Work to break down any walls that are delaying your success.

Tuesday, February 15, 2011

public movement

my sister in law is pregnant with her first child.
my junior year roommate is pregnant with her first child.
my boyfriend's sister is pregnant with her second child.
my half cousin is pregnant with her first child.
my grad school roommate's sister is pregnant with her first child.

all of this points me in the direction of childhood and motherhood and knowing that i want that someday. of power couples and loving couples and houses with wood floors and jars of lentils. i still am longing for white beds, white walls, white bookcases, and white bathrooms. i am still longing for everything. i do not regret the present, i consider the past, but i long for the future. perhaps more than i have before.

Sunday, January 30, 2011

the jester king

on my walk with my speckled hen of a dog this morning it smelled like rain. everything is light gray in the sky and the colors of cars pop out at you and my oreo dog looks blue. he tried to chase the birds that sound like they are hiccuping as they sit on the telephone poles. he taunts the other dogs behind fences, and played with another speckled dog who was brown and white. his name was oz.

sometimes i feel like my life revolves around this dog. but i guess his life revolves around me. so i a way, we are the same. i am reading this book by jose saramago and its about death. at the point i am, she has for the first time, had a dog sit on her lap and realized how wonderful it felt to be in that situation. this death is only the death of humans, not other living things, and she feels sad for the dog, as she knows it will die one day and so will its owner.

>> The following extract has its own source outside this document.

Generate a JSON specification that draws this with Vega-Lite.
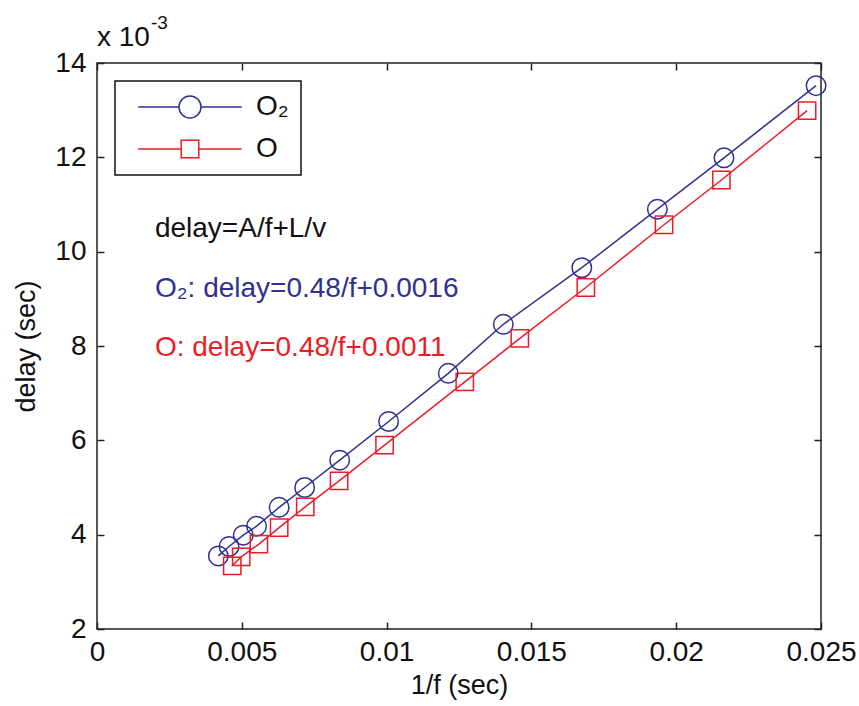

sunday commences. breakfast time.

Friday, January 14, 2011

sanctuary

Wednesday, January 5, 2011

neptune is calling

january 5th. 5 days into 2011. quite naturally, everyone i am sure is still holding steadfastly onto their resolutions. it takes more than 5 days to admit you are a quitter. for me, i have started half my resolution- the one to read more, and am about halfway through death with interruptions by jose saramago. i absolutely have loved all the books i have read by him, so i am continuing on. and it was a gift. next on the list is the crucible, and then heart of darkness. after those, i will read deconstructing the kimbell an architect's account of louis kahnl, who as you all might know, is number 2 on my list of favorite architects. after that, brecht's galileo. afterwards, there will be more greek tragedies and faust. faust will be in february i believe. i hope by this one book a week, i am not setting myself up for failure, but rather for quite an education. kind of the best thing ever.

the other half of my resolution is to go to yoga 5 times a week. i am starting tonight. or restarting, as the holidays killed my yoganess.